The adoption of offshore processing means that Labor and the Coalition have united to, in effect, withdraw from the implementation of the UN refugee convention.

It was inevitable that the so-called “expert” panel would recommend offshore processing, and give the Gillard Labor government the fig leaf it required to return to the previous Howard governments cruel anti-refugee laws.

Media hysteria helped present bipartisan support for offshore processing as the only option – a “compromised” race to the bottom. Opposition to dumping refugees on poor Third World countries was dismissed by the big parties and media commentators as purist or uncaring about the drowning of asylum seekers.

The idea that the parties overseeing 20 years of mandatory detention, desert concentration camps, deportations to danger or death, suicide and self-harm actually care about drowning refugees is an absurd notion.

Recent government directives to not help refugees stranded in international waters exposes this fake concern for refugees. The government has ignored such concerns and dumped the responsibility for refugees in international waters on Indonesia – despite its hugely inferior naval and technology resources.

The “expert panel” was so bad as to even consider the Coalition’s proposal to turn back boats in the future. The report's one sweetener – lifting the humanitarian intake to 20,000 – can't hide the cruel policy being enacted and has so far been ignored by the government.

The panel ignored submissions about the trauma experienced by refugees on Nauru and Manus Island in the past and recommended the opening of “capacities” for the offshore processing of asylum seekers. The report also left it open to the government to reintroduce offshore processing in Malaysia or anywhere else. The immigration minister can simply designate a country as a new offshore processing destination.

Refugees could languish indefinitely in offshore processing centres, potentially for 10-20 years or more, isolated from support. The notion is that refugees detained would have to wait the same time as those awaiting UNHCR resettlement. The average wait for a refugee in Indonesia seeking resettlement in Australia is 37 years.

The cruelty doesn't end here. The government intends to further limit family reunion for refugees who arrived by boat. This will compel desperate asylum seekers to bring vulnerable children or the elderly on dangerous boats, knowing that if they don't make that journey, they could never see them again. That is, the new policies make it more likely refugees will die at sea.

The Australian government will step up funding to the Indonesian and Sri Lankan governments to stop asylum seekers escaping. Recent actions of the Sri Lankan navy firing on fishing boats of Tamil asylum seekers have been celebrated by the Australian government and media.

Labor's utter capitulation is shameful.
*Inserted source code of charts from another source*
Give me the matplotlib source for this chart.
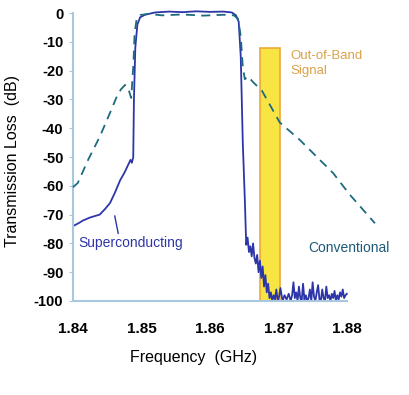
import matplotlib.pyplot as plt
from matplotlib.patches import Rectangle

# Superconducting filter response (solid)
sc_freq = [1.8400, 1.8408, 1.8415, 1.8425, 1.8439, 1.8447, 1.8454, 1.8461, 1.8469,
           1.8475, 1.8479, 1.8484, 1.8486, 1.8488, 1.8489, 1.8491, 1.8494, 1.8498,
           1.8505, 1.8520, 1.8540, 1.8560, 1.8580, 1.8600, 1.8620, 1.8632, 1.8638,
           1.8642, 1.8645, 1.8648, 1.8651, 1.8653, 1.8655, 1.8657, 1.8659, 1.8661,
           1.8663, 1.8665, 1.8667, 1.8669, 1.8671, 1.8673, 1.8675, 1.8677, 1.8679,
           1.8681, 1.8683, 1.8685, 1.8687, 1.8689, 1.8691, 1.8693, 1.8695, 1.8697,
           1.8699, 1.8701, 1.8703, 1.8706, 1.8709, 1.8712, 1.8715, 1.8718, 1.8720,
           1.8722, 1.8724, 1.8726, 1.8728, 1.8730, 1.8732, 1.8734, 1.8736, 1.8738,
           1.8740, 1.8742, 1.8744, 1.8746, 1.8748, 1.8750, 1.8752, 1.8754, 1.8756,
           1.8758, 1.8760, 1.8762, 1.8764, 1.8766, 1.8768, 1.8770, 1.8772, 1.8774,
           1.8776, 1.8778, 1.8780, 1.8782, 1.8784, 1.8786, 1.8788, 1.8790, 1.8792,
           1.8794, 1.8796, 1.8798, 1.8800]
sc_loss = [-74.0, -73.0, -72.0, -71.0, -70.0, -68.0, -66.0, -62.5, -58.0,
           -55.5, -53.5, -51.0, -52.0, -50.0, -30.0, -12.0, -4.0, -1.5,
           -0.6, 0.2, 0.5, 0.3, 0.6, 0.4, 0.5, 0.2, -0.8,
           -3.0, -15.0, -45.0, -65.0, -80.5, -78.0, -83.0, -81.0, -84.5,
           -80.0, -85.0, -87.0, -84.0, -90.0, -86.0, -92.0, -88.0, -95.0,
           -91.0, -97.0, -94.0, -99.0, -97.0, -100.0, -98.0, -99.5, -96.0,
           -100.0, -98.5, -95.5, -100.0, -98.0, -99.5, -97.5, -100.0, -98.0,
           -93.5, -99.0, -97.0, -100.0, -95.0, -99.0, -100.0, -94.0, -99.5,
           -98.0, -100.0, -99.0, -96.0, -100.0, -93.5, -98.5, -100.0, -97.0,
           -94.5, -99.5, -100.0, -96.0, -99.0, -100.0, -95.0, -99.0, -98.0,
           -100.0, -97.5, -99.0, -96.5, -100.0, -98.0, -99.5, -97.0, -98.5,
           -96.0, -99.0, -98.0, -97.5]

# Conventional filter response (dashed)
cv_freq = [1.8400, 1.8407, 1.8422, 1.8439, 1.8454, 1.8464, 1.8470, 1.8476, 1.8480,
           1.8485, 1.8488, 1.8490, 1.8493, 1.8498, 1.8510, 1.8530, 1.8560, 1.8590,
           1.8620, 1.8635, 1.8641, 1.8645, 1.8648, 1.8651, 1.8655, 1.8658, 1.8663,
           1.8676, 1.8702, 1.8731, 1.8780, 1.8804, 1.8841]
cv_loss = [-60.5, -59.0, -51.0, -43.0, -34.7, -29.0, -26.5, -25.0, -25.7,
           -29.5, -18.7, -7.0, -2.0, -0.7, -0.3, -0.8, -0.5, -0.9,
           -0.6, -0.8, -2.0, -8.0, -18.7, -23.0, -22.0, -22.6, -24.0,
           -27.0, -38.0, -44.0, -55.6, -63.0, -73.0]

x_ticks = [1.84, 1.85, 1.86, 1.87, 1.88]
y_ticks = [0, -10, -20, -30, -40, -50, -60, -70, -80, -90, -100]

# out-of-band signal band
band_lo, band_hi, band_top = 1.8673, 1.8702, -12

font = ['Liberation Sans', 'DejaVu Sans']

fig = plt.figure(figsize=(4.09, 3.95), dpi=100)
ax = fig.add_axes([0.1785, 0.238, 0.77, 0.729])

ax.add_patch(Rectangle((band_lo, -100), band_hi - band_lo, band_top + 100,
                       facecolor='#f8e544', edgecolor='#eca83a', lw=1.2, zorder=1))

ax.plot(cv_freq, cv_loss, color='#1d6a80', lw=1.3, ls=(0, (5, 3.5)), zorder=3, clip_on=False)
ax.plot(sc_freq, sc_loss, color='#2d36a8', lw=1.3, zorder=2, clip_on=False)

ax.set_xlim(1.84, 1.886)
ax.set_ylim(-100, 0)
ax.set_xticks(x_ticks)
ax.set_xticklabels(['%.2f' % t for t in x_ticks], fontfamily=font,
                   fontweight='bold', fontsize=11)
ax.set_yticks(y_ticks)
ax.set_yticklabels([str(t) for t in y_ticks], fontfamily=font,
                   fontweight='bold', fontsize=10.5)
ax.tick_params(axis='x', length=0, pad=15)
ax.tick_params(axis='y', length=3, color='#a8c8e0', pad=4)

for s in ['top', 'right']:
    ax.spines[s].set_visible(False)
for s in ['left', 'bottom']:
    ax.spines[s].set_color('#a8c8e0')
    ax.spines[s].set_linewidth(1.5)
ax.spines['bottom'].set_bounds(1.84, 1.88)

ax.set_xlabel('Frequency  (GHz)', fontfamily=font, fontsize=11.5)
ax.set_ylabel('Transmission Loss  (dB)', fontfamily=font, fontsize=11.5)
ax.xaxis.set_label_coords(0.384, -0.17)
ax.yaxis.set_label_coords(-0.168, 0.486)

ax.text(1.8408, -80, 'Superconducting', color='#2d36a8', fontfamily=font,
        fontsize=10, va='center', ha='left')
ax.plot([1.8461, 1.8466], [-70.5, -76.5], color='#2d36a8', lw=1)
ax.text(1.8862, -81.5, 'Conventional', color='#1d5a78', fontfamily=font,
        fontsize=10, va='center', ha='right')
ax.text(1.8717, -17.5, 'Out-of-Band\nSignal', color='#d9a24a',
        fontfamily=font, fontsize=9.5, va='center', ha='left', linespacing=1.35)

fig.savefig('out.png', dpi=100)
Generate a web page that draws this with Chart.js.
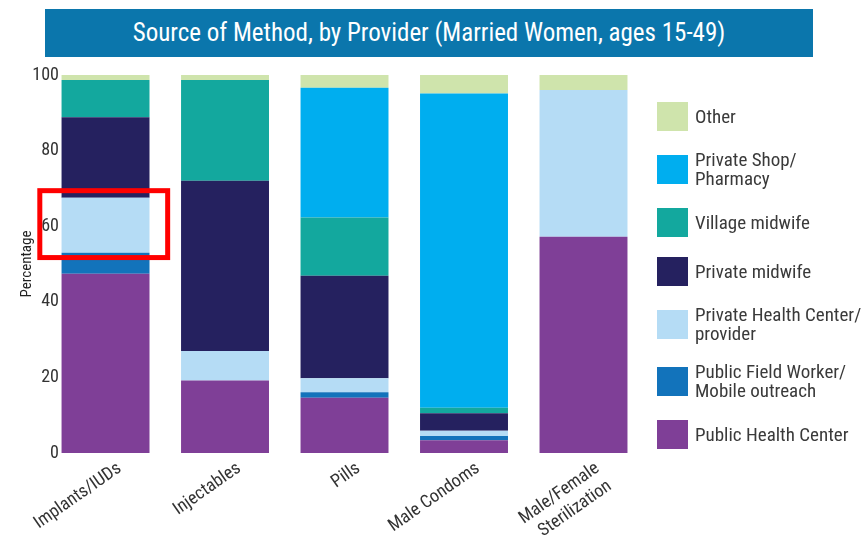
<!DOCTYPE html>
<html>
<head>
<meta charset="utf-8">
<script src="https://cdn.jsdelivr.net/npm/chart.js@4.4.1/dist/chart.umd.min.js"></script>
<style>
  html, body { margin: 0; padding: 0; background: #ffffff; overflow: hidden; }
  #wrap { position: relative; width: 865px; height: 543px; }
  #chartBox { position: absolute; left: 0; top: 0; width: 865px; height: 543px; }
  #banner {
    position: absolute; left: 45px; top: 9px; width: 768px; height: 48px;
    background: #0b76ac; color: #ffffff;
    font-family: 'Roboto Condensed', sans-serif;
    font-size: 25px; line-height: 48px; text-align: center;
  }
  #legend {
    position: absolute; left: 657px; top: 101px; width: 208px;
    font-family: 'Roboto Condensed', sans-serif;
    font-size: 19px; line-height: 19px; color: #3a3a3a;
  }
  .item { display: flex; align-items: center; margin-bottom: 19px; min-height: 30px; white-space: nowrap; }
  .box { width: 31px; height: 29px; flex: 0 0 31px; margin-right: 7px; }
</style>
</head>
<body>
<div id="wrap">
  <div id="chartBox"><canvas id="c"></canvas></div>
  <div id="banner">Source of Method, by Provider (Married Women, ages 15-49)</div>
  <div id="legend"></div>
</div>
<script>
// ---- data ----
const categories = ['Implants/IUDs', 'Injectables', 'Pills', 'Male Condoms', ['Male/Female', 'Sterilization']];
const publicHealthCenter  = [47.4, 19.2, 14.6, 3.4, 57.2];
const publicFieldWorker   = [5.6, 0, 1.5, 1.1, 0];
const privateHealthCenter = [14.5, 7.8, 3.7, 1.4, 38.8];
const privateMidwife      = [21.3, 45.0, 27.1, 4.6, 0];
const villageMidwife      = [9.9, 26.7, 15.4, 1.5, 0];
const privateShop         = [0, 0, 34.3, 83.1, 0];
const other               = [1.3, 1.3, 3.4, 4.9, 4.0];
const yTicks = [0, 20, 40, 60, 80, 100];
const highlightCategory = 0;
const highlightRange = [51.7, 69.4];

const seriesNames = [
  'Public Health Center',
  ['Public Field Worker/', 'Mobile outreach'],
  ['Private Health Center/', 'provider'],
  'Private midwife',
  'Village midwife',
  ['Private Shop/', 'Pharmacy'],
  'Other'
];
const seriesData = [publicHealthCenter, publicFieldWorker, privateHealthCenter, privateMidwife, villageMidwife, privateShop, other];
const seriesColors = ['#7f3f97', '#1273bb', '#b5dcf5', '#25215f', '#13a89e', '#00aeef', '#cfe4ac'];

const FONT = "'Roboto Condensed', sans-serif";

const datasets = seriesData.map((d, i) => ({
  label: Array.isArray(seriesNames[i]) ? seriesNames[i].join(' ') : seriesNames[i],
  data: d.map((v, k) => ({ x: k, y: v })),
  backgroundColor: seriesColors[i],
  borderWidth: 0,
  categoryPercentage: 1.0,
  barPercentage: 0.736
}));

const highlightPlugin = {
  id: 'highlight',
  afterDatasetsDraw(chart) {
    const x = chart.scales.x, y = chart.scales.y, ctx = chart.ctx;
    const x1 = x.getPixelForValue(highlightCategory - 0.55);
    const x2 = x.getPixelForValue(highlightCategory + 0.52);
    const y1 = y.getPixelForValue(highlightRange[1]);
    const y2 = y.getPixelForValue(highlightRange[0]);
    ctx.save();
    ctx.strokeStyle = '#ff0000';
    ctx.lineWidth = 5;
    ctx.strokeRect(x1, y1, x2 - x1, y2 - y1);
    ctx.restore();
  }
};

new Chart(document.getElementById('c'), {
  type: 'bar',
  data: { datasets },
  options: {
    responsive: true,
    maintainAspectRatio: false,
    animation: false,
    layout: { padding: { left: 0, right: 221.75, top: 75, bottom: 0 } },
    plugins: { legend: { display: false }, tooltip: { enabled: false } },
    scales: {
      x: {
        type: 'linear',
        stacked: true,
        min: -0.381, max: 4.5,
        offset: false,
        grid: { display: false },
        border: { display: false },
        afterBuildTicks(s) { s.ticks = categories.map((c, i) => ({ value: i })); },
        ticks: {
          color: '#333333',
          font: { family: FONT, size: 18 },
          maxRotation: 35, minRotation: 35,
          autoSkip: false,
          labelOffset: 14,
          padding: -3,
          callback: (v) => categories[v]
        },
        afterFit(s) { s.height = 90; }
      },
      y: {
        stacked: true,
        min: 0, max: 100,
        grid: { display: false, drawTicks: false },
        border: { display: false },
        afterBuildTicks(s) { s.ticks = yTicks.map(v => ({ value: v })); },
        ticks: {
          color: '#333333',
          font: { family: FONT, size: 18 },
          padding: 1
        },
        title: {
          display: true,
          text: 'Percentage',
          color: '#222222',
          font: { family: FONT, size: 15 },
          padding: { top: 18, bottom: 0 }
        },
        afterFit(s) { s.width = 60; }
      }
    }
  },
  plugins: [highlightPlugin]
});

// HTML legend (top-to-bottom = reverse stacking order)
const legend = document.getElementById('legend');
for (let i = seriesNames.length - 1; i >= 0; i--) {
  const item = document.createElement('div');
  item.className = 'item';
  const box = document.createElement('div');
  box.className = 'box';
  box.style.background = seriesColors[i];
  const txt = document.createElement('div');
  const name = seriesNames[i];
  txt.innerHTML = Array.isArray(name) ? name.join('<br>') : name;
  item.appendChild(box);
  item.appendChild(txt);
  legend.appendChild(item);
}
</script>
</body>
</html>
Labor left MPs who expressed disquiet about the offshore processing bill should show the sincerity of their concerns by reopening the debate and moving a private members’ bill to overturn the legislation.

When both big parties advocate neoliberal economic policies that are hurting many Australians, it is easier to divert people’s anger over homelessness and unemployment away from the governments and scapegoat refugees instead.
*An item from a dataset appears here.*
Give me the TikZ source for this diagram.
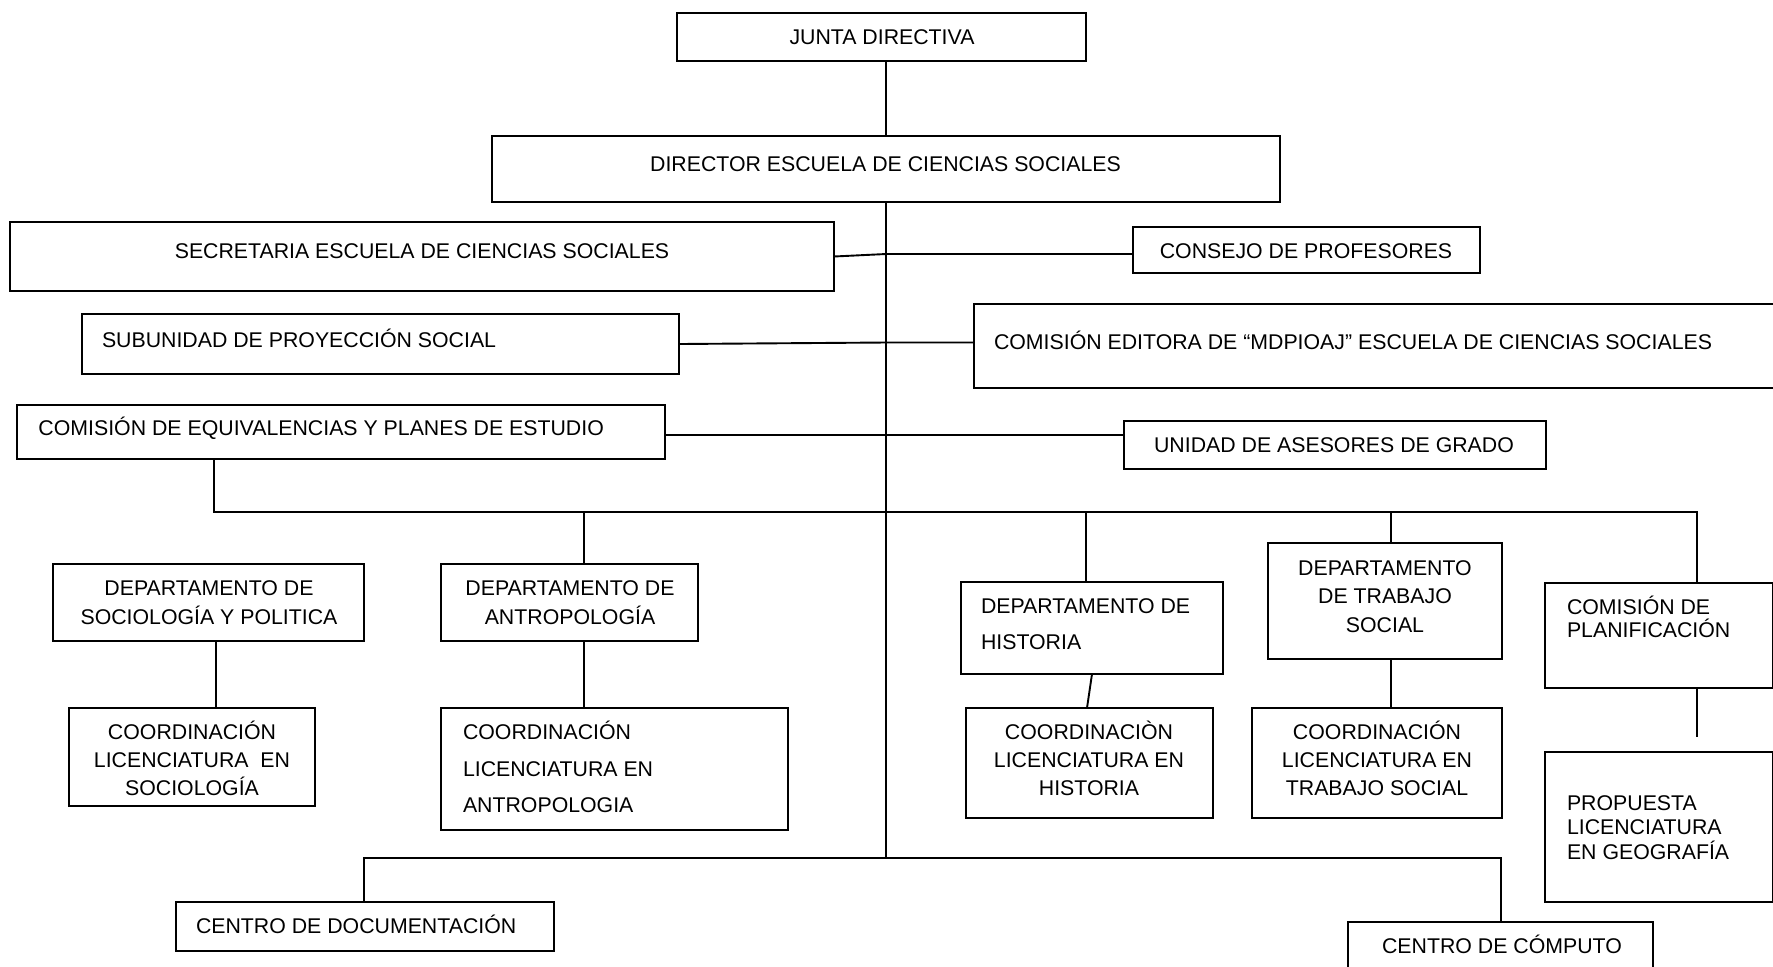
\documentclass[tikz,border=0pt]{standalone}
\usepackage{fontspec}
\setmainfont{Liberation Sans}
\newcommand\orgbox[5]{\node[box, minimum width={(#4-#2)*0.5pt}, minimum height={(#5-#3)*0.5pt}] (#1) at ({(#2+#4)/2},{(#3+#5)/2}) {};}
\newcommand\tline[4]{\node[txt, anchor=#1] (#2) at (#3) {#4};}
\begin{document}
\begin{tikzpicture}[x=0.5pt,y=-0.5pt,
  box/.style={draw=black, line width=1.4pt, inner sep=0pt, outer sep=0pt, fill=none},
  conn/.style={draw=black, line width=0.95pt},
  txt/.style={inner sep=0pt, outer sep=0pt, font=\fontsize{10.65}{12}\selectfont}]
\useasboundingbox (0,0) rectangle (1773,966);

% boxes
\orgbox{junta}{677}{13}{1086}{61}
\orgbox{director}{492}{136}{1280}{202}
\orgbox{secretaria}{10}{222}{834}{291}
\orgbox{consejo}{1133}{227}{1480}{273}
\orgbox{subunidad}{82}{314}{679}{374}
\orgbox{editora}{974}{304}{1810}{388}
\orgbox{equiv}{17}{405}{665}{459}
\orgbox{unidad}{1124}{421}{1546}{469}
\orgbox{dsoc}{53}{564}{364}{641}
\orgbox{dant}{441}{564}{698}{641}
\orgbox{csoc}{69}{708}{315}{806}
\orgbox{cant}{441}{708}{788}{830}
\orgbox{dhis}{961}{582}{1223}{674}
\orgbox{chis}{966}{708}{1213}{818}
\orgbox{dts}{1268}{543}{1502}{659}
\orgbox{cts}{1252}{708}{1502}{818}
\orgbox{cplan}{1545}{583}{1773}{688}
\orgbox{prop}{1545}{752}{1773}{902}
\orgbox{cdoc}{176}{902}{554}{951}
\orgbox{ccomp}{1348}{922}{1653}{1010}

% texts
\tline{base}{tJunta}{882,44}{JUNTA DIRECTIVA}
\tline{base}{tDirector}{885.5,171}{DIRECTOR ESCUELA DE CIENCIAS SOCIALES}
\tline{base}{tSecretaria}{422,258}{SECRETARIA ESCUELA DE CIENCIAS SOCIALES}
\tline{base}{tConsejo}{1306,258}{CONSEJO DE PROFESORES}
\tline{base west}{tSubunidad}{102,347}{SUBUNIDAD DE PROYECCIÓN SOCIAL}
\tline{base west}{tEditora}{994,349}{COMISIÓN EDITORA DE “MDPIOAJ” ESCUELA DE CIENCIAS SOCIALES}
\tline{base west}{tEquiv}{38.5,435}{COMISIÓN DE EQUIVALENCIAS Y PLANES DE ESTUDIO}
\tline{base}{tUnidad}{1334,452}{UNIDAD DE ASESORES DE GRADO}

\tline{base}{tDsocA}{209,595}{DEPARTAMENTO DE}
\tline{base}{tDsocB}{209,624}{SOCIOLOGÍA Y POLITICA}
\tline{base}{tDantA}{570,595}{DEPARTAMENTO DE}
\tline{base}{tDantB}{570,624}{ANTROPOLOGÍA}

\tline{base}{tCsocA}{192,739}{COORDINACIÓN}
\tline{base}{tCsocB}{192,767}{LICENCIATURA\ \ EN}
\tline{base}{tCsocC}{192,795}{SOCIOLOGÍA}

\tline{base west}{tCantA}{463,739}{COORDINACIÓN}
\tline{base west}{tCantB}{463,776}{LICENCIATURA EN}
\tline{base west}{tCantC}{463,812}{ANTROPOLOGIA}

\tline{base west}{tDhisA}{981,613}{DEPARTAMENTO DE}
\tline{base west}{tDhisB}{981,649}{HISTORIA}

\tline{base}{tChisA}{1089,739}{COORDINACIÒN}
\tline{base}{tChisB}{1089,767}{LICENCIATURA EN}
\tline{base}{tChisC}{1089,795}{HISTORIA}

\tline{base}{tDtsA}{1385,575}{DEPARTAMENTO}
\tline{base}{tDtsB}{1385,603}{DE TRABAJO}
\tline{base}{tDtsC}{1385,632}{SOCIAL}

\tline{base}{tCtsA}{1377,739}{COORDINACIÓN}
\tline{base}{tCtsB}{1377,767}{LICENCIATURA EN}
\tline{base}{tCtsC}{1377,795}{TRABAJO SOCIAL}

\tline{base west}{tCplanA}{1567,614}{COMISIÓN DE}
\tline{base west}{tCplanB}{1567,637}{PLANIFICACIÓN}

\tline{base west}{tPropA}{1567,810}{PROPUESTA}
\tline{base west}{tPropB}{1567,834}{LICENCIATURA}
\tline{base west}{tPropC}{1567,859}{EN GEOGRAFÍA}

\tline{base west}{tCdoc}{196,933}{CENTRO DE DOCUMENTACIÓN}
\tline{base}{tCcomp}{1502,953}{CENTRO DE CÓMPUTO}

% junction coordinates
\coordinate (j1) at (886,254);
\coordinate (j2) at (886,342.5);
\coordinate (j3) at (886,435);
\coordinate (b1l) at (214,512);
\coordinate (b1r) at (1697,512);
\coordinate (dAnt) at (584,512);
\coordinate (dHis) at (1086,512);
\coordinate (dTS) at (1391,512);
\coordinate (sx) at (216,600);
\coordinate (pend) at (1697,737);
\coordinate (b2) at (886,858);
\coordinate (b2l) at (364,858);
\coordinate (b2r) at (1501,858);

% connectors
\draw[conn] (director.north) -- (director.north |- junta.south);
\draw[conn] (director.south) -- (b2);
\draw[conn] (secretaria.east) -- (j1) -- (j1 -| consejo.west);
\draw[conn] (subunidad.east) -- (j2) -- (j2 -| editora.west);
\draw[conn] (j3 -| equiv.east) -- (j3) -- (j3 -| unidad.west);
\draw[conn] (b1l |- equiv.south) -- (b1l) -- (b1r) -- (b1r |- cplan.north);
\draw[conn] (dAnt) -- (dAnt |- dant.north);
\draw[conn] (dAnt |- dant.south) -- (dAnt |- cant.north);
\draw[conn] (dHis) -- (dHis |- dhis.north);
\draw[conn] (dhis.south) -- ([xshift=-1.25pt]chis.north);
\draw[conn] (dTS) -- (dTS |- dts.north);
\draw[conn] (dTS |- dts.south) -- (dTS |- cts.north);
\draw[conn] (sx |- dsoc.south) -- (sx |- csoc.north);
\draw[conn] (b1r |- cplan.south) -- (pend);
\draw[conn] (b2l |- cdoc.north) -- (b2l) -- (b2r) -- (b2r |- ccomp.north);
\end{tikzpicture}
\end{document}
The ALP and Coalition attacks on the Greens for being too “ideologically pure” are also a shameful farce. The Greens should be congratulated for having the principle to stand against this inhumane legislation.
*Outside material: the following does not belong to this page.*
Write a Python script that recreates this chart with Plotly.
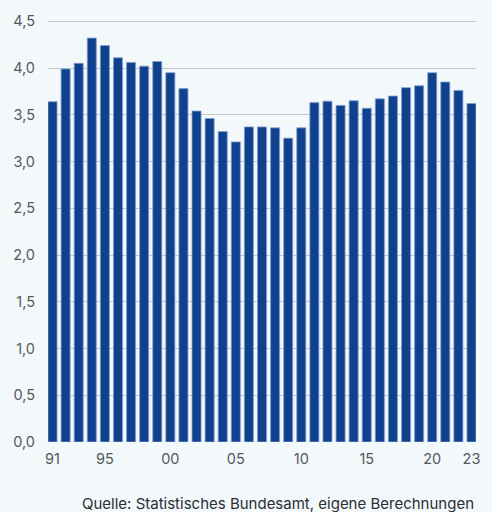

Socialist Alliance joins with the refugee rights movement to campaign until these anti-refugee laws are overturned. It demands:

• an end to offshore processing,
• the immediate resettlement of all UNHCR-assessed refugees in Indonesia and Malaysia (neither of which is a signatory to the UN refugee convention),
• no “safe third country” excuse to screen out those who would otherwise be assessed as refugees,
• the decriminalising of “people smuggling”,
• an end to punitive mandatory detention.

It is also time to call for an end to the deals with the Indonesian, Malaysian and Sri Lankan governments to stop refugees coming to Australia under the guise of “stopping people smuggling”.